Chancellor Schröder's visit to Indonesia was the first by a German leader since the fall of President Suharto in 1998. The bank which was largely responsible for the reconstruction of Germany after World War II, the Kreditanstalt für Wiederaufbau (KfW), signed three major agreements during the visit, totalling 26 million euros, over half in grants and the remainder in 40-year loans at 0.75% interest rates. The funds will be allocated for basic science education, as well as health and water infrastructure.

Moves To Reject IMF

There are other signs of Southeast Asia's growing independence from the U.S.-dominated international institutions. Thailand withdrew from the International Monetary Fund (IMF) last year, and Indonesia has now announced that it, too, will terminate its IMF program at the end of the year—with strong support from Thailand. Former Thai Commerce Minister Narongchai Akrasanee, speaking in Indonesia on April 29, advised his host that "the formula of liberalization, deregulation, and privatization, as endlessly advocated by the World Bank and IMF, cannot be taken as a cure-all strategy.... We cannot afford a fully open capital account, despite what the IMF tells us." The message found strong support in Indonesia.

Malaysia, of course, rejected any IMF program during the 1997-98 speculative attack on the Asian currencies, and thereby avoided the devastation which struck Thailand and Indonesia under IMF tutelage.

Moreover, both Indonesia and Malaysia have announced that their state oil companies—two of the largest in the world—are preparing to trade in euros, rather than dollars.
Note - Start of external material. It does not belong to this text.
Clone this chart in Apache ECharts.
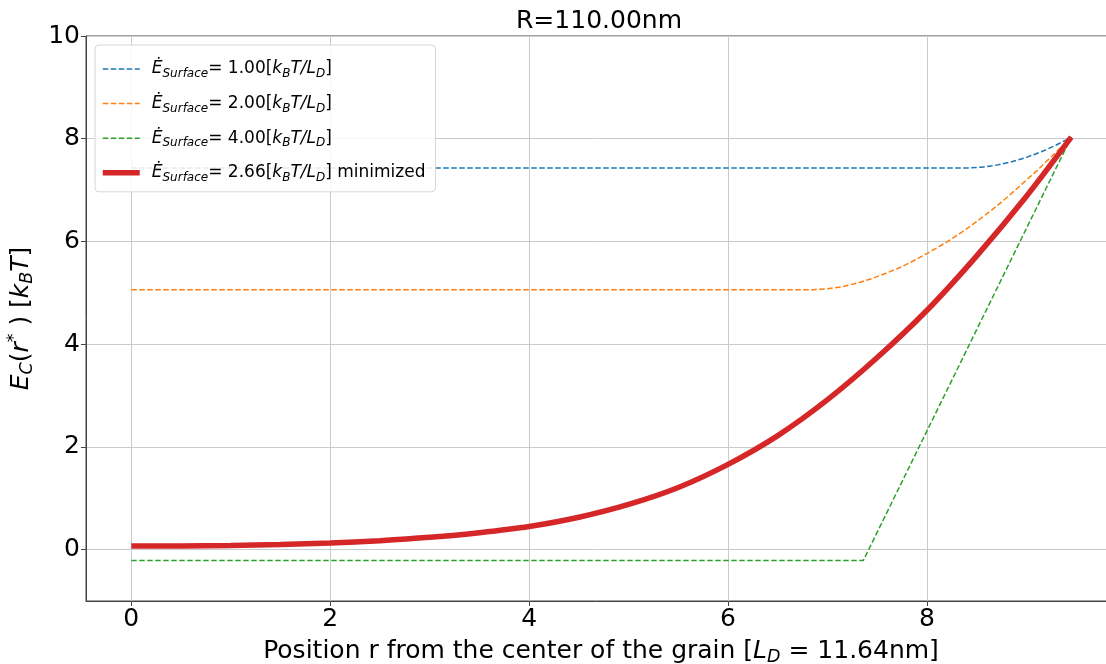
<!DOCTYPE html>
<html>
<head>
<meta charset="utf-8">
<script src="https://cdn.jsdelivr.net/npm/echarts@6/dist/echarts.min.js"></script>
<style>html,body{margin:0;padding:0;background:#fff}#c{width:1106px;height:664px}</style>
</head>
<body>
<div id="c"></div>
<script>
// ---- data ----
const titleText = 'R=110.00nm';
const xTicks = [0, 2, 4, 6, 8];
const yTicks = [0, 2, 4, 6, 8, 10];

const blueX = [0, 8.4, 8.55, 8.7, 8.85, 9.0, 9.15, 9.3, 9.45];
const blueY = [7.43, 7.43, 7.445, 7.486, 7.55, 7.637, 7.747, 7.878, 8.03];

const orangeX = [0, 6.85, 7.0, 7.15, 7.3, 7.45, 7.6, 7.75, 7.9, 8.05, 8.2, 8.35, 8.5, 8.65, 8.8, 8.95, 9.1, 9.25, 9.45];
const orangeY = [5.06, 5.06, 5.08, 5.12, 5.19, 5.28, 5.39, 5.51, 5.66, 5.82, 5.99, 6.18, 6.39, 6.61, 6.85, 7.11, 7.37, 7.65, 8.03];

const greenX = [0, 7.36, 9.45];
const greenY = [-0.21, -0.21, 8.03];

const redX = [0, 0.5, 1, 1.5, 2, 2.5, 3, 3.5, 4, 4.5, 5, 5.5, 6, 6.5, 7, 7.5, 8, 8.5, 9, 9.45];
const redY = [0.07, 0.072, 0.08, 0.1, 0.13, 0.175, 0.24, 0.33, 0.45, 0.63, 0.88, 1.21, 1.66, 2.22, 2.92, 3.74, 4.66, 5.72, 6.88, 8.03];

const seriesNames = ['E1', 'E2', 'E4', 'Emin'];
const legendValues = ['1.00', '2.00', '4.00', '2.66'];
const legendSuffix = ['', '', '', ' minimized'];

function pairs(xs, ys) { return xs.map((x, i) => [x, ys[i]]); }

const FONT = 'DejaVu Sans';
const chart = echarts.init(document.getElementById('c'), null, { renderer: 'canvas' });

const legendRich = {
  e: { fontFamily: FONT, fontStyle: 'italic', fontSize: 17, color: '#000', padding: [0, 0, 0, 7] },
  n: { fontFamily: FONT, fontSize: 17, color: '#000' },
  i: { fontFamily: FONT, fontStyle: 'italic', fontSize: 17, color: '#000' },
  s: { fontFamily: FONT, fontStyle: 'italic', fontSize: 12, lineHeight: 12, color: '#000', padding: [10, 0, 0, 0] }
};

const axisRich = {
  n: { fontFamily: FONT, fontSize: 25, color: '#000' },
  i: { fontFamily: FONT, fontStyle: 'italic', fontSize: 25, color: '#000' },
  s: { fontFamily: FONT, fontStyle: 'italic', fontSize: 17.5, lineHeight: 17, color: '#000', padding: [12, 0, 0, 0] },
  sup: { fontFamily: FONT, fontSize: 17.5, lineHeight: 17, color: '#000', padding: [0, 0, 14, 0] }
};

const dashed = [5.5, 2.5];

const option = {
  animation: false,
  backgroundColor: '#ffffff',
  title: {
    text: titleText,
    left: 511, top: 4,
    textStyle: { fontFamily: FONT, fontSize: 25, fontWeight: 'normal', color: '#000' }
  },
  grid: {
    left: 86, top: 36, right: -10, bottom: 63,
    outerBoundsMode: 'none', containLabel: false,
    show: true, borderColor: '#444', borderWidth: 1, backgroundColor: 'transparent'
  },
  legend: {
    orient: 'vertical',
    left: 95, top: 45,
    padding: [11, 10, 8, 5],
    itemGap: 10.6,
    itemWidth: 37, itemHeight: 24,
    backgroundColor: 'rgba(255,255,255,0.85)',
    borderColor: '#d6d6d6', borderWidth: 1, borderRadius: 4,
    lineStyle: { width: 'inherit' },
    itemStyle: { opacity: 0, color: 'transparent', borderWidth: 0 },
    data: seriesNames,
    formatter: function (name) {
      const k = seriesNames.indexOf(name);
      return '{e|\u0116}{s|Surface}{n|= ' + legendValues[k] + '[}{i|k}{s|B}{i|T/L}{s|D}{n|]' + legendSuffix[k] + '}';
    },
    textStyle: { rich: legendRich }
  },
  xAxis: {
    type: 'value', min: -0.455, max: 9.9,
    name: '{n|Position r from the center of the grain [}{i|L}{s|D}{n| = 11.64nm]}',
    nameLocation: 'middle', nameGap: 32,
    nameTextStyle: { rich: axisRich },
    axisLine: { show: true, onZero: false, lineStyle: { color: '#444', width: 1 } },
    axisTick: { show: true, customValues: xTicks, length: 5, lineStyle: { color: '#444' } },
    axisLabel: { customValues: xTicks, margin: 6, fontFamily: FONT, fontSize: 25, color: '#000' },
    splitLine: { show: true, lineStyle: { color: '#cbcbcb', width: 1 } }
  },
  yAxis: {
    type: 'value', min: -1, max: 10,
    name: '{i|E}{s|C}{n|(}{i|r}{sup|*}{n| ) [}{i|k}{s|B}{i|T}{n|]}',
    nameLocation: 'middle', nameGap: 36,
    nameTextStyle: { rich: axisRich },
    axisLine: { show: true, onZero: false, lineStyle: { color: '#444', width: 1 } },
    axisTick: { show: true, customValues: yTicks, length: 5, lineStyle: { color: '#444' } },
    axisLabel: { customValues: yTicks, margin: 6, fontFamily: FONT, fontSize: 25, color: '#000' },
    splitLine: { show: true, lineStyle: { color: '#cbcbcb', width: 1 } }
  },
  series: [
    { name: seriesNames[0], type: 'line', symbol: 'none', data: pairs(blueX, blueY),
      color: '#1f77b4', lineStyle: { color: '#1f77b4', width: 1.5, type: dashed } },
    { name: seriesNames[1], type: 'line', symbol: 'none', data: pairs(orangeX, orangeY),
      color: '#ff7f0e', lineStyle: { color: '#ff7f0e', width: 1.5, type: dashed } },
    { name: seriesNames[2], type: 'line', symbol: 'none', data: pairs(greenX, greenY),
      color: '#2ca02c', lineStyle: { color: '#2ca02c', width: 1.5, type: dashed } },
    { name: seriesNames[3], type: 'line', symbol: 'none', smooth: 0.3, data: pairs(redX, redY),
      color: '#d62728', lineStyle: { color: '#d62728', width: 5.5 } }
  ]
};
// legend rows in the reference are ~34.6 px apart
option.legend.itemGap = 12.6;
option.legend.padding = [13, 10, 8, 5];
chart.setOption(option);
</script>
</body>
</html>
This is not for political reasons, they report, but due to the rapid rate of collapse of the value of the dollar in international markets, with no sign of a turnaround in the U.S. economy.

But the political threat is not being ignored. Dr. Mahathir on May 12 said of the current leadership in Washington: "They will push for regime change. They want governments that idolize them. When they are finished with the Arabs, they will turn their attention to us." The integration of Southeast Asia into the emerging Eurasian unity is intended to counter that harsh reality.